Full disclosure, I didn't even want our social editor Peyton involved, but one of us needed to bite the bullet and be the hot one. We didn't need the app to tell us that, though, and now I'm even more resentful.
Let's break this one down, shall we?
I'm not quite sure what happened here except babe editor Amanda does ask at least twice a day whether or not one of her eyes is turned further inward than the other, so it could be that. We always tell her no, but she doesn't seem quite convinced and now it'll probably be even worse.
This one is also a bit of a mystery also, but Katie, one of our staff writers, could just be high in this picture — she loves weed, y'all.
I've literally never seen her smile like this, so it's a bit off-putting. It could just be obscuring an otherwise very normal photo of her and throwing off the app a bit.
It was at this point that I realized the app was bullshit because, duh, Rachel literally looks like a sunflower was transformed into a woman like some sort of plant-based fairytale.
This . . . makes sense. I'm not sure why I look so sweaty in this picture?
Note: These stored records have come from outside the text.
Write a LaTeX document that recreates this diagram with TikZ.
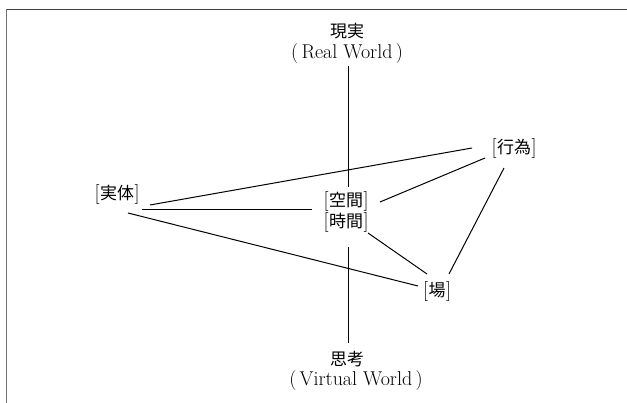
\documentclass[tikz,border=0pt]{standalone}
\usepackage{fontspec}
\newfontfamily\cjk{Noto Sans CJK JP}
\usetikzlibrary{calc}
\newcommand{\latsz}{\fontsize{20}{23}\selectfont}
\newcommand{\cjksz}{\fontsize{17}{20}\selectfont\cjk}
\newcommand{\brk}[1]{{\latsz[}\hspace{0.5pt}{\cjksz #1}\hspace{0.5pt}{\latsz]}}
\begin{document}
\begin{tikzpicture}[x=1pt,y=-1pt,
  lbl/.style={inner sep=0pt, text=black},
  conn/.style={line width=1pt, black}]
\useasboundingbox (0,0) rectangle (627,403);
% frame
\draw[line width=1.3pt, black!75] (6,9.5) -- (627,9.5);
\draw[line width=1pt, black!55] (6.5,9.5) -- (6.5,403);
% nodes
\node[lbl] (genjitsu) at (347,31) {\cjksz 現実};
\node[lbl] (real) at (347,54) {\latsz (\,Real World\,)};
\node[lbl] (kuukan) at (346,202) {\brk{空間}};
\node[lbl] (jikan) at (346,223) {\brk{時間}};
\node[lbl] (shikou) at (347,359) {\cjksz 思考};
\node[lbl] (virtual) at (356,381) {\latsz (\,Virtual World\,)};
\node[lbl] (jittai) at (117,195) {\brk{実体}};
\node[lbl] (koui) at (514,149) {\brk{行為}};
\node[lbl] (ba) at (437,292) {\brk{場}};
% connectors
\draw[conn] ($(real)+(1,12)$) -- ($(kuukan)+(2,-15)$);
\draw[conn] ($(jikan)+(2,24)$) -- ($(shikou)+(1,-16)$);
\draw[conn] ($(jittai)+(33,10)$) -- ($(koui)+(-42,-1)$);
\draw[conn] ($(jittai)+(25,15)$) -- ($(kuukan)+(-34,8)$);
\draw[conn] ($(jittai)+(11,18)$) -- ($(ba)+(-19,-6)$);
\draw[conn] ($(kuukan)+(34,0)$) -- ($(koui)+(-29,9)$);
\draw[conn] ($(jikan)+(22,10)$) -- ($(ba)+(-10,-18)$);
\draw[conn] ($(koui)+(-10,19)$) -- ($(ba)+(12,-18)$);
\end{tikzpicture}
\end{document}
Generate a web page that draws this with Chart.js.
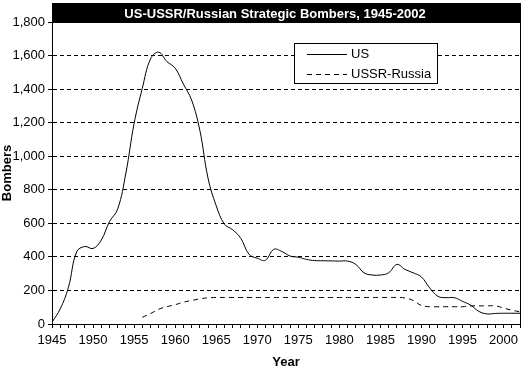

It could be the leather jacket in spring or the hat indoors, but it was never going to be a good look for a humid subway ride to work. God only knows why I documented it. (EDITOR'S NOTE: Caroline is literally gorgeous, I wanna die).
My eyebrows were also disappeared during this blonde hair phase, and I looked washed out about 99.99 percent of the time.
All that aside, I'd like to say I'm stronger than allowing an app's approval or disapproval of my looks to weigh super heavily on my emotions, but it's going to take me at least a few hours to come to peace with this one.
I guess the only way to remedy my feelings is by trying it out on a ton of my friends and hoping some of them are "dogs," too, so I can drag them down with me.
Us uglies gotta stick together in this harsh, judgmental app filled world.